Michael Carroll |
April 01, 2011
Google’s admission that it breached its own privacy policies when signing up Gmail users to its Buzz social network couldn’t have been better timed for UK communications minister Ed Vaizey, who just days earlier had issued a rallying call to Europe and the US for a combined effort on e-privacy.
The search giant settled a complaint by the US Federal Trade Commission over the Buzz debacle, which included breaching a voluntary safe harbor agreement
covering the use of personal data from European citizens in the US.
That framework is jointly managed by the US Department of Commerce and European Commission, and is an example of the type of collaboration Vaizey believes is essential for the future safety of citizens online as the EC considers changes to its decade-old Data Protection Directive.

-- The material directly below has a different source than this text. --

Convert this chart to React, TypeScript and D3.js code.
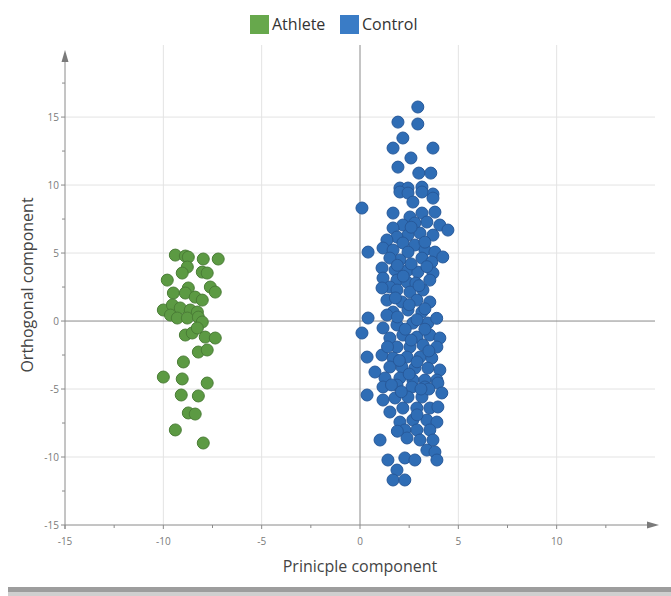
import React, { useEffect, useRef } from 'react';
import * as d3 from 'd3';

// group names for the legend
const groups = ['Athlete', 'Control'];

// Athlete scores [principle, orthogonal]
const athlete: [number, number][] = [
  [-9.39, 4.85], [-8.88, 4.78], [-8.73, 4.7], [-7.97, 4.56], [-7.21, 4.56],
  [-8.78, 3.97], [-9.04, 3.53], [-8.02, 3.6], [-7.77, 3.53], [-9.8, 3.01],
  [-7.61, 2.5], [-7.36, 2.13], [-9.49, 2.06], [-8.73, 2.43], [-8.88, 2.06],
  [-8.38, 1.76], [-8.02, 1.54], [-10.0, 0.81], [-9.54, 1.18], [-9.14, 0.96],
  [-8.63, 0.81], [-8.27, 0.66], [-9.64, 0.44], [-9.29, 0.22], [-8.78, 0.22],
  [-8.22, 0.29], [-8.02, -0.07], [-8.88, -1.03], [-8.53, -0.88], [-8.27, -0.51],
  [-7.87, -1.18], [-7.36, -1.25], [-8.22, -2.28], [-7.77, -2.13], [-8.98, -3.01],
  [-10.0, -4.12], [-9.04, -4.26], [-7.77, -4.56], [-9.09, -5.44], [-8.22, -5.51],
  [-8.73, -6.76], [-8.38, -6.84], [-9.39, -8.01], [-7.97, -8.97],
];

// Control scores [principle, orthogonal]
const control: [number, number][] = [
  [2.94, 15.74], [1.93, 14.63], [2.94, 14.49], [2.18, 13.46], [1.68, 12.72],
  [3.71, 12.72], [2.59, 11.99], [1.93, 11.32], [2.99, 10.88], [3.6, 10.88],
  [2.03, 9.78], [2.44, 9.78], [3.15, 9.85], [3.71, 9.34], [0.1, 8.31],
  [2.03, 9.49], [2.44, 9.41], [3.15, 9.49], [3.71, 9.04], [2.69, 8.75],
  [1.68, 7.94], [2.54, 7.65], [3.15, 7.94], [3.81, 8.01], [3.4, 7.28],
  [2.79, 7.21], [2.18, 7.06], [1.68, 6.84], [4.06, 7.06], [4.47, 6.69],
  [3.71, 6.32], [3.05, 6.47], [2.44, 6.32], [1.88, 6.18], [1.37, 5.96],
  [2.18, 5.74], [2.79, 5.59], [0.41, 5.07], [1.17, 5.37], [1.68, 5.22],
  [2.44, 5.07], [3.3, 5.22], [3.81, 5.07], [4.21, 4.71], [3.15, 4.63],
  [3.65, 4.34], [2.03, 4.49], [1.52, 4.63], [1.12, 3.9], [1.78, 3.75],
  [2.44, 3.75], [2.94, 3.6], [3.71, 3.53], [1.17, 3.16], [1.88, 3.01],
  [2.39, 2.87], [2.84, 2.79], [3.55, 3.01], [1.52, 2.5], [1.12, 2.43],
  [1.88, 2.28], [2.54, 2.13], [3.2, 2.28], [1.37, 1.54], [2.13, 1.4],
  [2.89, 1.54], [3.55, 1.4], [1.68, 0.66], [2.44, 0.81], [3.15, 0.66],
  [0.41, 0.22], [1.37, 0.44], [0.1, -0.88], [1.17, -0.51], [1.88, -0.29],
  [2.69, -0.15], [3.45, -0.15], [1.52, -1.25], [2.18, -1.03], [2.89, -1.18],
  [3.55, -1.03], [4.06, -1.25], [1.88, -1.91], [2.54, -1.91], [3.2, -1.76],
  [3.91, -1.91], [0.36, -2.65], [1.12, -2.5], [1.68, -2.72], [2.39, -2.65],
  [3.05, -2.65], [3.65, -2.72], [0.76, -3.75], [1.52, -3.38], [2.13, -3.38],
  [2.79, -3.46], [3.45, -3.46], [4.06, -3.6], [1.27, -4.19], [2.03, -4.19],
  [2.69, -4.34], [3.3, -4.34], [3.91, -4.34], [0.36, -5.44], [1.17, -4.85],
  [1.88, -4.71], [2.64, -4.85], [3.3, -4.85], [3.96, -4.56], [4.16, -5.29],
  [1.17, -5.81], [1.78, -5.66], [2.44, -5.59], [3.15, -5.59], [1.52, -6.69],
  [2.18, -6.4], [2.89, -6.4], [3.55, -6.4], [3.96, -6.32], [2.03, -7.43],
  [2.69, -7.28], [3.4, -7.28], [3.91, -7.43], [2.28, -8.01], [2.89, -8.01],
  [3.55, -8.01], [1.02, -8.75], [2.39, -8.6], [3.05, -8.75], [3.71, -8.75],
  [3.4, -9.49], [3.81, -9.63], [1.42, -10.22], [2.28, -10.07], [2.79, -10.22],
  [3.91, -10.22], [1.88, -10.96], [1.68, -11.69], [2.28, -11.69],
  [2.6, 6.9], [3.3, 5.8], [1.9, 4.1], [2.6, 4.2], [3.4, 4.0], [2.2, 3.3],
  [3.0, 2.6], [1.8, 1.7], [2.5, 1.2], [3.3, 0.9], [1.9, 0.3], [2.9, 0.1],
  [3.9, 0.2], [2.3, -0.6], [3.3, -0.6], [1.4, -1.9], [2.6, -1.4], [3.5, -2.2],
  [2.0, -2.9], [2.9, -3.0], [1.6, -4.7], [2.5, -3.9], [3.5, -5.0], [2.1, -5.2],
  [2.9, -6.9], [3.1, -5.0], [1.9, -8.1],
];

const xTicks = [-15, -10, -5, 0, 5, 10];
const yTicks = [-15, -10, -5, 0, 5, 10, 15];

export default function App() {
  const ref = useRef<SVGSVGElement>(null);

  useEffect(() => {
    const width = 671;
    const height = 596;
    const font = "'Open Sans', 'Noto Sans', sans-serif";
    const svg = d3.select(ref.current);
    svg.selectAll('*').remove();

    const x = d3.scaleLinear().domain([-15, 15]).range([65, 655]);
    const y = d3.scaleLinear().domain([-15, 20.3]).range([525, 45]);

    // grid
    const grid = svg.append('g');
    grid.selectAll('line.vx')
      .data(xTicks.filter(d => d !== -15 && d !== 0))
      .enter().append('line')
      .attr('x1', d => x(d)).attr('x2', d => x(d))
      .attr('y1', y(20.3)).attr('y2', y(-15))
      .attr('stroke', '#e3e3e3');
    grid.selectAll('line.hy')
      .data(yTicks.filter(d => d !== -15 && d !== 0))
      .enter().append('line')
      .attr('x1', x(-15)).attr('x2', x(15))
      .attr('y1', d => y(d)).attr('y2', d => y(d))
      .attr('stroke', '#e3e3e3');

    // origin lines
    grid.append('line')
      .attr('x1', x(-15)).attr('x2', x(15))
      .attr('y1', y(0)).attr('y2', y(0))
      .attr('stroke', '#8a8a8a');
    grid.append('line')
      .attr('x1', x(0)).attr('x2', x(0))
      .attr('y1', y(20.3)).attr('y2', y(-15))
      .attr('stroke', '#8a8a8a');

    // axes
    const axis = svg.append('g').attr('stroke', '#8a8a8a');
    axis.append('line')
      .attr('x1', x(-15)).attr('x2', 650)
      .attr('y1', y(-15)).attr('y2', y(-15));
    axis.append('line')
      .attr('x1', x(-15)).attr('x2', x(-15))
      .attr('y1', 56).attr('y2', y(-15) + 4);
    svg.append('path')
      .attr('d', `M${659},${y(-15)} L${647},${y(-15) - 3.5} L${647},${y(-15) + 3.5} Z`)
      .attr('fill', '#7a7a7a');
    svg.append('path')
      .attr('d', `M${x(-15)},${50} L${x(-15) - 3.5},${62} L${x(-15) + 3.5},${62} Z`)
      .attr('fill', '#7a7a7a');

    const minorX = d3.range(-15, 15, 2.5);
    axis.selectAll('line.tx')
      .data(minorX)
      .enter().append('line')
      .attr('x1', d => x(d)).attr('x2', d => x(d))
      .attr('y1', y(-15)).attr('y2', d => y(-15) + (d % 5 === 0 ? 4 : 3));
    const minorY = d3.range(-15, 20, 2.5);
    axis.selectAll('line.ty')
      .data(minorY)
      .enter().append('line')
      .attr('y1', d => y(d)).attr('y2', d => y(d))
      .attr('x1', x(-15)).attr('x2', d => x(-15) - (d % 5 === 0 ? 4 : 3));

    svg.append('g').selectAll('text')
      .data(xTicks)
      .enter().append('text')
      .attr('x', d => x(d)).attr('y', y(-15) + 20)
      .attr('text-anchor', 'middle')
      .style('font-family', font).style('font-size', '10px')
      .attr('fill', '#7a7a7a')
      .text(d => d);
    svg.append('g').selectAll('text')
      .data(yTicks)
      .enter().append('text')
      .attr('x', x(-15) - 6).attr('y', d => y(d) + 3.5)
      .attr('text-anchor', 'end')
      .style('font-family', font).style('font-size', '10px')
      .attr('fill', '#7a7a7a')
      .text(d => d);

    // titles
    svg.append('text')
      .attr('x', x(0)).attr('y', 572)
      .attr('text-anchor', 'middle')
      .style('font-family', font).style('font-size', '16px')
      .attr('fill', '#444')
      .text('Prinicple component');
    svg.append('text')
      .attr('transform', `translate(33,285) rotate(-90)`)
      .attr('text-anchor', 'middle')
      .style('font-family', font).style('font-size', '16px')
      .attr('fill', '#444')
      .text('Orthogonal component');

    // points
    const color = d3.scaleOrdinal<string, string>().domain(groups).range(['#5c9a43', '#2f6db5']);
    const edge = d3.scaleOrdinal<string, string>().domain(groups).range(['#4a7d36', '#27599a']);
    const sets: [string, [number, number][]][] = [['Athlete', athlete], ['Control', control]];
    sets.forEach(([g, pts]) => {
      svg.append('g').selectAll('circle')
        .data(pts)
        .enter().append('circle')
        .attr('cx', d => x(d[0]))
        .attr('cy', d => y(d[1]))
        .attr('r', 6)
        .attr('fill', color(g))
        .attr('stroke', edge(g))
        .attr('stroke-width', 1);
    });

    // legend
    const legend = svg.append('g');
    const legendX = [250, 340];
    groups.forEach((g, i) => {
      legend.append('rect')
        .attr('x', legendX[i]).attr('y', 15)
        .attr('width', 19).attr('height', 19)
        .attr('fill', i === 0 ? '#67a84c' : '#3a7cc6');
      legend.append('text')
        .attr('x', legendX[i] + 22).attr('y', 30)
        .style('font-family', font).style('font-size', '16px')
        .attr('fill', '#333')
        .text(g);
    });

    // bottom bar
    svg.append('rect').attr('x', 8).attr('y', 587).attr('width', width - 8).attr('height', 5).attr('fill', '#9d9d9d');
    svg.append('rect').attr('x', 8).attr('y', 592).attr('width', width - 8).attr('height', height - 592).attr('fill', '#cfcfcf');
  }, []);

  return (
    <div style={{ position: 'fixed', left: 0, top: 0 }}>
      <svg ref={ref} width={671} height={596} style={{ display: 'block', background: '#fff' }} />
    </div>
  );
}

Vaizey told a CBI e-privacy forum in London that the EC and US are already examining current rules for online data protection, which presents a unique opportunity to develop cohesive policy
between the two.
“For the sake of web users and businesses, we need a unified and consistent approach to online privacy that crosses borders,” Vaizey notes. “Creating an international standard for online privacy will ensure businesses compete on a level playing field, while web users enjoy the same protections wherever a website is based.”
The US “consumer privacy bill of rights,” will be similar to existing European data protection rules and e-Privacy directive, which is currently under review with results due late May.
However, the UK minister is painfully aware of the mountain that must be climbed to implement a cohesive policy across borders. The latest e-Privacy directive, for example, changes the way cookies are implemented in web browsers to give consumers more control over whether to accept the short scripts that record their preferences on websites.